The recent meeting of the Public Accounts Committee has once again exposed deep-rooted flaws in Pakistan’s financial governance and institutional oversight. With over Rs15.2 billion in unpaid loans extended by the National Bank of Pakistan (NBP) to sugar mills, the meeting highlighted how public money is continuously siphoned off without consequences. Most of the loans remain stuck in judicial or recovery phases, while the bank struggles to retrieve even a fraction of the amount. Out of 25 sugar mills that received loans, only one has fully repaid its dues, three have managed to restructure, and the remaining are all facing recovery proceedings. This paints a troubling picture of how the state’s banking apparatus is unable—or perhaps unwilling—to act against financially powerful industrial players.
National Bank officials informed the committee that 10,400 loan recovery cases are pending, signaling a breakdown in institutional efficiency. Even more concerning is the admission by the bank’s president that while loans are issued against pledged assets, recovery still remains dismal. This raises serious concerns about the credibility of the pledged assets, their valuation, and whether internal collusion or undue influence helped close cases without actual repayment. If recoveries are not happening despite collateral, the system is either riddled with loopholes or manipulated to favor select entities.
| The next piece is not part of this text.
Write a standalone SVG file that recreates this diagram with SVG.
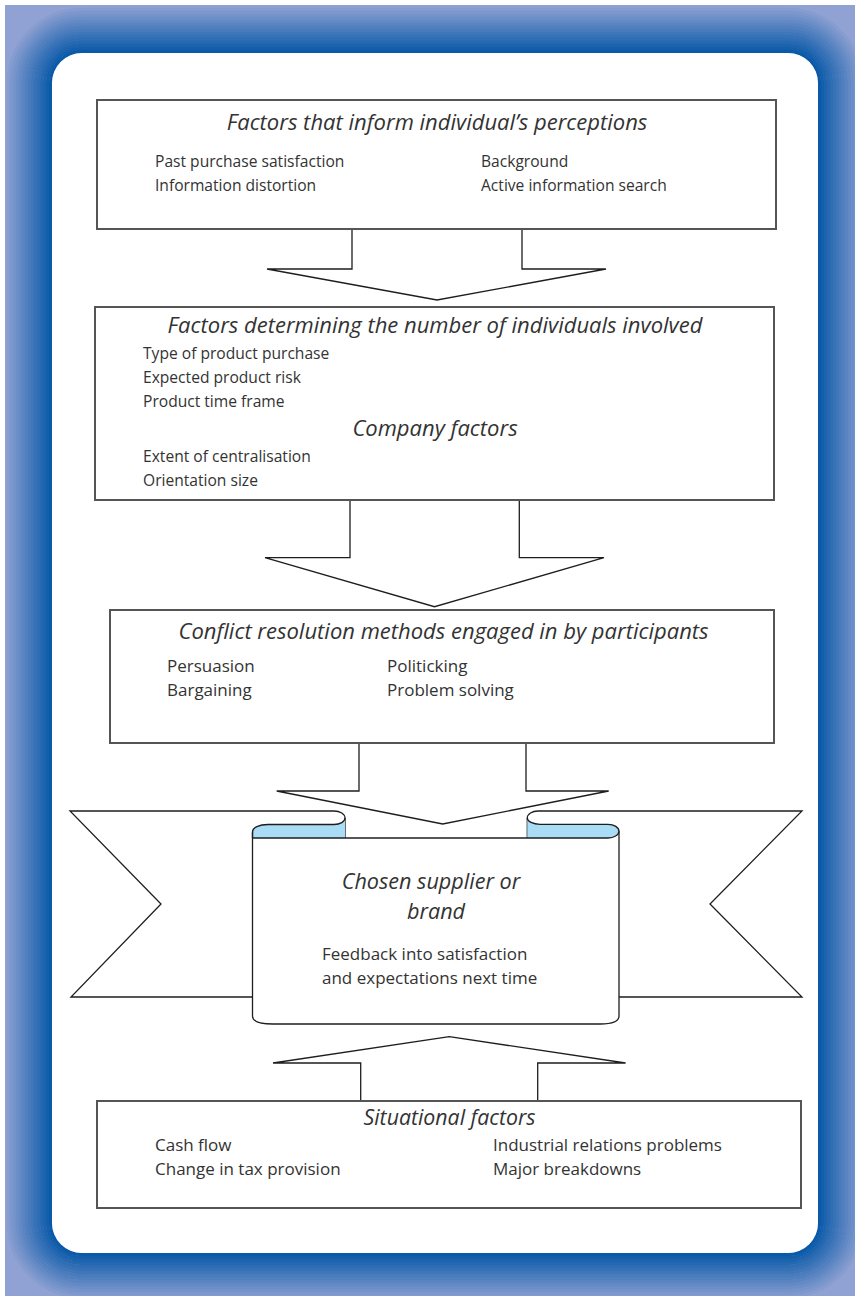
<svg xmlns="http://www.w3.org/2000/svg" width="855" height="1296" viewBox="0 0 855 1296">
<style>
.box{fill:#fff;stroke:#555;stroke-width:2}
.arr{fill:#fff;stroke:#1e1e1e;stroke-width:1.3;stroke-linejoin:miter}
.ln{fill:none;stroke:#1e1e1e;stroke-width:1.3}
.blue{fill:#a9dcf5;stroke:none}
.t{font-family:"Open Sans","Noto Sans",sans-serif;font-size:15.6px;fill:#333}
.t2{font-family:"Open Sans","Noto Sans",sans-serif;font-size:17px;fill:#333}
.h{font-family:"Open Sans","Noto Sans",sans-serif;font-size:22px;font-style:italic;fill:#333}
.ring{fill:none;stroke-width:3.3}
</style>
<defs>
<clipPath id="frame"><rect x="5" y="5" width="850" height="1291"/></clipPath>
</defs>
<g id="frame-bg" clip-path="url(#frame)">
<rect x="5" y="5" width="850" height="1291" fill="#90a2d3"/>
<rect class="ring" stroke="#90a2d3" x="5.5" y="6.5" width="859" height="1293" rx="76.5"/>
<rect class="ring" stroke="#879dd0" x="8.5" y="9.5" width="853" height="1287" rx="73.5"/>
<rect class="ring" stroke="#7e98cd" x="11.5" y="12.5" width="847" height="1281" rx="70.5"/>
<rect class="ring" stroke="#7594cb" x="14.5" y="15.5" width="841" height="1275" rx="67.5"/>
<rect class="ring" stroke="#6c8fc8" x="17.5" y="18.5" width="835" height="1269" rx="64.5"/>
<rect class="ring" stroke="#648ac5" x="20.5" y="21.5" width="829" height="1263" rx="61.5"/>
<rect class="ring" stroke="#5b85c2" x="23.5" y="24.5" width="823" height="1257" rx="58.5"/>
<rect class="ring" stroke="#5280bf" x="26.5" y="27.5" width="817" height="1251" rx="55.5"/>
<rect class="ring" stroke="#497cbd" x="29.5" y="30.5" width="811" height="1245" rx="52.5"/>
<rect class="ring" stroke="#4077ba" x="32.5" y="33.5" width="805" height="1239" rx="49.5"/>
<rect class="ring" stroke="#3772b7" x="35.5" y="36.5" width="799" height="1233" rx="46.5"/>
<rect class="ring" stroke="#2f6db4" x="38.5" y="39.5" width="793" height="1227" rx="43.5"/>
<rect class="ring" stroke="#2668b1" x="41.5" y="42.5" width="787" height="1221" rx="40.5"/>
<rect class="ring" stroke="#1d64af" x="44.5" y="45.5" width="781" height="1215" rx="37.5"/>
<rect class="ring" stroke="#145fac" x="47.5" y="48.5" width="775" height="1209" rx="34.5"/>
<rect class="ring" stroke="#0b5aa9" x="50.5" y="51.5" width="769" height="1203" rx="31.5"/>
<rect x="52" y="53" width="766" height="1200" rx="30" fill="#fff"/>
</g>

<g id="connectors">
<path class="arr" d="M352,229 V269 H267 L437,300 L606,269 H522 V229"/>
<path class="arr" d="M350,500 V557.7 H265 L434.5,606.7 L604,557.7 H519.3 V500"/>
<path class="arr" d="M359,743 V791 H276.7 L442.7,824 L608.7,791 H526 V743"/>
<path class="arr" d="M360.7,1101 V1063 H273 L449.3,1036.7 L625.6,1063 H537.7 V1101"/>
</g>

<g id="box1">
<rect class="box" x="97" y="100" width="679" height="129"/>
<text class="h" x="437" y="130" text-anchor="middle">Factors that inform individual’s perceptions</text>
<text class="t" x="155" y="167">Past purchase satisfaction</text>
<text class="t" x="155" y="191">Information distortion</text>
<text class="t" x="481" y="167">Background</text>
<text class="t" x="481" y="191">Active information search</text>
</g>

<g id="box2">
<rect class="box" x="95" y="307" width="679" height="193"/>
<text class="h" x="435" y="333" text-anchor="middle">Factors determining the number of individuals involved</text>
<text class="t" x="143" y="359">Type of product purchase</text>
<text class="t" x="143" y="383">Expected product risk</text>
<text class="t" x="143" y="407">Product time frame</text>
<text class="h" x="435" y="436" text-anchor="middle">Company factors</text>
<text class="t" x="143" y="462">Extent of centralisation</text>
<text class="t" x="143" y="486">Orientation size</text>
</g>

<g id="box3">
<rect class="box" x="110" y="610" width="664" height="133"/>
<text class="h" x="443.5" y="639" text-anchor="middle">Conflict resolution methods engaged in by participants</text>
<text class="t2" x="167" y="672">Persuasion</text>
<text class="t2" x="167" y="696">Bargaining</text>
<text class="t2" x="387" y="672">Politicking</text>
<text class="t2" x="387" y="696">Problem solving</text>
</g>

<g id="banner">
<path class="ln" d="M252.5,997 H71 L161,904 L70,811 H334 A11,7 0 0 1 345,818 V838"/>
<path class="ln" d="M619,997 H802 L710,904 L802,811 H538 A10.7,7 0 0 0 527.3,818 V838"/>
</g>

<g id="scroll">
<path d="M252.5,832 V1016 C252.5,1021 258,1024 273,1024 H600 C612,1024 619,1021 619,1016 V831.3 L608,838 H252.5 Z" fill="#fff" stroke="none"/>
<path class="blue" d="M252.5,832 C252.5,827.5 259,824.5 268,824.5 H334 A11,6.5 0 0 0 345,818 V838 H252.5 Z"/>
<path class="blue" d="M527.3,818 A12.7,6.3 0 0 0 540,824.3 H608 A11,7 0 0 1 619,831.3 A11,7 0 0 1 608,838 H527.3 Z"/>
<path class="ln" d="M252.5,838 V832 C252.5,827.5 259,824.5 268,824.5 H334 A11,6.5 0 0 0 345,818"/>
<path class="ln" d="M527.3,818 A12.7,6.3 0 0 0 540,824.3 H608 A11,7 0 0 1 619,831.3 A11,7 0 0 1 608,838"/>
<path class="ln" d="M252.5,838 H608"/>
<path class="ln" d="M252.5,832 V1016 C252.5,1021 258,1024 273,1024 H600 C612,1024 619,1021 619,1016 V831.3"/>
<text class="h" x="431" y="889" text-anchor="middle" style="font-size:21.6px">Chosen supplier or</text>
<text class="h" x="436" y="919" text-anchor="middle" style="font-size:21.6px">brand</text>
<text class="t2" x="322" y="960">Feedback into satisfaction</text>
<text class="t2" x="322" y="984">and expectations next time</text>
</g>

<g id="box4">
<rect class="box" x="97" y="1101" width="704" height="107"/>
<text class="h" x="449.5" y="1125" text-anchor="middle" style="font-size:21.3px">Situational factors</text>
<text class="t2" x="155" y="1151">Cash flow</text>
<text class="t2" x="155" y="1175">Change in tax provision</text>
<text class="t2" x="493" y="1151">Industrial relations problems</text>
<text class="t2" x="493" y="1175">Major breakdowns</text>
</g>
</svg>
Further complicating matters is the glaring evidence of elite privilege and misappropriation of resources within the bank’s own leadership. It was disclosed during the meeting that the Board of Directors had increased their dinner allowance from Rs. 1.5 lakh to Rs. 4 lakh, a decision made without any oversight or approval from the Finance Ministry. A representative from the ministry confirmed that such decisions require formal approval, yet the board proceeded to unilaterally authorize this increase. This shows how deeply embedded a culture of entitlement and impunity is, even within regulatory institutions.
The committee’s discussion made it clear that this is not simply a case of financial mismanagement—it is a reflection of broader institutional decay. The sugar mill owners implicated in these defaults are not ordinary borrowers; they belong to a powerful industrial elite that has long benefited from state subsidies, tax rebates, and political access. Their ability to default on loans without fear of consequence speaks volumes about the lack of accountability in the system. At the same time, the internal management of the National Bank appears more focused on self-enrichment than on safeguarding the public’s assets.
The meeting concluded with several urgent recommendations, including the need for a forensic audit of all loans issued to sugar mills, disciplinary action against responsible bank officials, and a review of the board’s excessive privileges. Furthermore, it was proposed that a representative from the Finance Ministry should be present at every board meeting to ensure proper oversight and monitoring. These measures, if implemented, could serve as a first step toward restoring public trust.
This is not just a technical lapse or an accounting error; it is a clear case of systemic looting of public money. If decisive action is not taken now, the abuse of financial institutions will continue unchecked and become further entrenched as an accepted norm.